Unlike cartilage, most tissues in our bodies ?including skin, blood vessels and bone ?regenerate themselves constantly. Tissue engineers try to capitalize on the body's own regenerative powers to grow replacement tissues that can be transplanted without risk of rejection. Donor cells from the patient are used as a starting place to eliminate rejection risks.
Most tissue engineering involves honeycombed plastic templates or hydrogels called scaffolds that are used to guide colonies of donor cells. Donor cells can be either adult stem cells or other immature cells. Athanasiou's latest work was done using chondrocytes, or cartilage cells.
Athanasiou, a former president of the international Biomedical Engineering Society, helped pioneer the development of coin-sized scaffolds in the early 1990s that are now the state-of-the-art clinical option for repairing small defects in articular knee cartilage.

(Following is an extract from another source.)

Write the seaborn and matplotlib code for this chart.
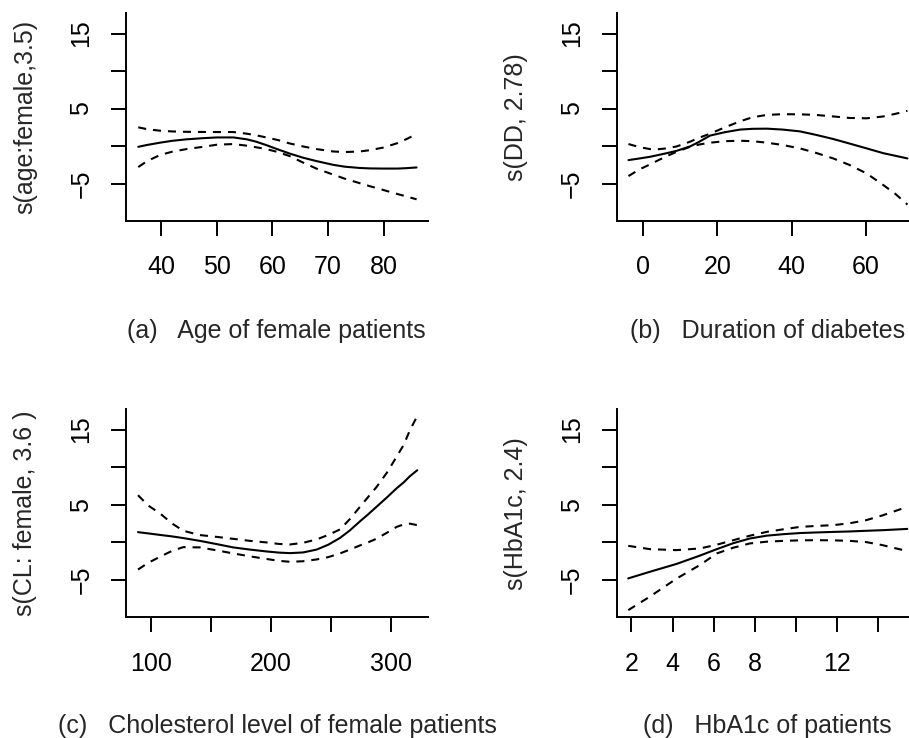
import numpy as np
import pandas as pd
import matplotlib
matplotlib.use("Agg")
import matplotlib.pyplot as plt
import seaborn as sns

# ---------------- data ----------------
# (a) age of female patients
a_x = [35.9, 37.5, 39.8, 42.0, 44.6, 47.5, 50.0, 53.0, 55.4, 57.0, 58.9, 61.0,
       63.1, 65.5, 67.9, 70.9, 73.0, 75.7, 77.5, 79.9, 82.5, 84.0, 85.9]
a_fit = [-0.1, 0.15, 0.45, 0.7, 0.9, 1.05, 1.15, 1.15, 0.9, 0.6, 0.13, -0.45,
         -1.0, -1.55, -2.0, -2.5, -2.75, -2.92, -2.98, -3.0, -3.0, -2.95, -2.85]
a_up = [2.5, 2.25, 2.05, 1.95, 1.9, 1.88, 1.87, 1.87, 1.65, 1.45, 1.15, 0.8,
        0.35, -0.05, -0.4, -0.72, -0.8, -0.72, -0.55, -0.2, 0.4, 0.9, 1.6]
a_lo = [-2.8, -2.0, -1.2, -0.75, -0.4, -0.1, 0.18, 0.27, 0.05, -0.15, -0.4, -0.8,
        -1.34, -2.2, -3.0, -3.8, -4.35, -4.95, -5.35, -5.85, -6.4, -6.7, -7.1]

# (b) duration of diabetes
b_x = [-4.0, -1.0, 1.8, 4.0, 6.3, 9.0, 12.6, 15.0, 18.0, 22.0, 26.1, 29.5, 33.3,
       37.5, 42.2, 46.5, 51.2, 55.5, 60.2, 64.7, 68.0, 71.2]
b_fit = [-1.87, -1.65, -1.43, -1.2, -0.95, -0.63, -0.05, 0.55, 1.4, 1.85, 2.2, 2.3,
         2.32, 2.2, 1.96, 1.5, 0.94, 0.35, -0.31, -0.95, -1.3, -1.65]
b_up = [0.27, -0.15, -0.4, -0.42, -0.31, -0.05, 0.58, 1.1, 1.65, 2.5, 3.3, 3.85,
        4.15, 4.25, 4.23, 4.15, 3.95, 3.75, 3.7, 3.95, 4.3, 4.7]
b_lo = [-4.0, -3.1, -2.45, -1.9, -1.35, -0.76, -0.1, 0.2, 0.45, 0.65, 0.71, 0.65,
        0.45, 0.15, -0.31, -0.9, -1.65, -2.5, -3.65, -5.2, -6.4, -7.8]

# (c) cholesterol level of female patients
c_x = [89.4, 98.0, 107.8, 118.0, 127.2, 141.0, 155.0, 168.8, 182.8, 196.7, 207.0,
       216.1, 227.0, 238.3, 248.0, 257.8, 266.0, 274.4, 281.0, 288.3, 297.0, 305.0,
       311.0, 316.0, 322.2]
c_fit = [1.37, 1.2, 1.0, 0.8, 0.58, 0.21, -0.22, -0.66, -0.95, -1.2, -1.35, -1.42,
         -1.33, -0.95, -0.3, 0.6, 1.6, 2.8, 3.7, 4.75, 6.0, 7.2, 8.0, 8.8, 9.6]
c_up = [6.28, 4.9, 3.85, 2.5, 1.55, 0.98, 0.74, 0.48, 0.21, 0.0, -0.2, -0.27,
        -0.05, 0.4, 1.0, 1.73, 3.1, 4.73, 6.0, 7.38, 9.3, 11.4, 13.0, 14.9, 16.8]
c_lo = [-3.6, -2.7, -1.9, -1.1, -0.62, -0.66, -1.05, -1.46, -1.85, -2.2, -2.45,
        -2.57, -2.5, -2.26, -1.95, -1.46, -0.95, -0.4, 0.0, 0.5, 1.3, 2.07, 2.4,
        2.5, 2.3]

# (d) HbA1c of patients
d_x = [1.85, 2.9, 4.2, 5.33, 6.15, 6.95, 7.76, 8.57, 9.38, 10.2, 11.0, 11.8, 12.6,
       13.4, 14.2, 15.4]
d_fit = [-4.78, -3.9, -2.85, -1.75, -0.89, -0.1, 0.53, 0.9, 1.1, 1.25, 1.33, 1.4,
         1.46, 1.55, 1.63, 1.8]
d_up = [-0.45, -0.89, -1.02, -0.8, -0.3, 0.3, 0.9, 1.4, 1.75, 2.07, 2.2, 2.3, 2.55,
        2.96, 3.6, 4.73]
d_lo = [-9.0, -7.2, -4.8, -3.0, -1.46, -0.7, -0.13, 0.1, 0.21, 0.28, 0.3, 0.28,
        0.21, 0.05, -0.36, -1.15]

ylabels = ["s(age:female,3.5)", "s(DD, 2.78)", "s(CL: female, 3.6 )", "s(HbA1c, 2.4)"]
subtitles = ["(a)   Age of female patients", "(b)   Duration of diabetes",
             "(c)   Cholesterol level of female patients", "(d)   HbA1c of patients"]
xticks = [[40, 50, 60, 70, 80], [0, 20, 40, 60], [100, 150, 200, 250, 300],
          [2, 4, 6, 8, 10, 12, 14]]
xticklabels = [["40", "50", "60", "70", "80"], ["0", "20", "40", "60"],
               ["100", "", "200", "", "300"], ["2", "4", "6", "8", "", "12", ""]]
yticks = [-5, 0, 5, 10, 15]
yticklabels = ["\u22125", "", "5", "", "15"]

# ---------------- styling ----------------
sns.set_style("ticks")
plt.rcParams["font.family"] = ["Liberation Sans", "DejaVu Sans"]
plt.rcParams["lines.scale_dashes"] = False

W, H = 909, 738
fig = plt.figure(figsize=(W / 100, H / 100), dpi=100)

def px_rect(l, t, r, b):
    return [l / W, 1 - b / H, (r - l) / W, (b - t) / H]

rects = [px_rect(126, 13.3, 428.3, 220.7), px_rect(616.7, 13.3, 918.2, 220.7),
         px_rect(126, 409.3, 428.3, 617.3), px_rect(616.7, 409.3, 918.2, 617.3)]
xlims = [(33.7, 88.0), (-7.17, 74.1), (79.4, 331.4), (1.29, 15.93)]
ylim = (-9.95, 17.7)
sub_cx = [276.5, 767.3, 277.0, 767.5]
sub_base = [338.3, 338.3, 732.7, 732.7]

data = [(a_x, a_fit, a_up, a_lo), (b_x, b_fit, b_up, b_lo),
        (c_x, c_fit, c_up, c_lo), (d_x, d_fit, d_up, d_lo)]

FS = 18
LW = 1.5
dash = (0, (5.8, 5.0))

for i in range(4):
    ax = fig.add_axes(rects[i])
    x, fit, up, lo = data[i]
    df = pd.DataFrame({"x": x, "fit": fit, "up": up, "lo": lo})
    sns.lineplot(data=df, x="x", y="fit", ax=ax, color="black", linewidth=LW,
                 estimator=None, sort=False)
    sns.lineplot(data=df, x="x", y="up", ax=ax, color="black", linewidth=LW,
                 linestyle=dash, estimator=None, sort=False)
    sns.lineplot(data=df, x="x", y="lo", ax=ax, color="black", linewidth=LW,
                 linestyle=dash, estimator=None, sort=False)
    ax.set_xlim(*xlims[i])
    ax.set_ylim(*ylim)
    ax.set_xticks(xticks[i])
    ax.set_xticklabels(xticklabels[i])
    ax.set_yticks(yticks)
    ax.set_yticklabels(yticklabels, rotation=90, va="center", ha="right")
    for s in ["top", "right"]:
        ax.spines[s].set_visible(False)
    for s in ["left", "bottom"]:
        ax.spines[s].set_linewidth(1.4)
        ax.spines[s].set_color("black")
    ax.tick_params(axis="x", length=10.8, width=1.4, pad=14, labelsize=FS, colors="black")
    ax.tick_params(axis="y", length=10.5, width=1.4, pad=13, labelsize=FS, colors="black")
    ax.set_xlabel("")
    ax.set_ylabel(ylabels[i], fontsize=FS)
    ax.yaxis.label.set_va("center")
    ax.yaxis.set_label_coords(-101 / 302.3, 0.5)
    fig.text(sub_cx[i] / W, 1 - sub_base[i] / H, subtitles[i], fontsize=FS,
             ha="center", va="baseline")

fig.savefig("out.png", dpi=100)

His lab is also working on techniques to grow replacement knee menisci, the kidney shaped wedges of cartilage that sit between the femur and tibia and absorb the compressive shock that the bones undergo during walking and running. Over the past 18 months, he and his students Adam Aufderheide and Gwen Hoben have perfected methods of growing meniscus-shaped pieces of cartilage, but they are still trying to perfect the mechanical strength of the engineered meniscus tissue, which must be able to withstand up to an astounding 2,400 pounds per square inch of compressive pressure.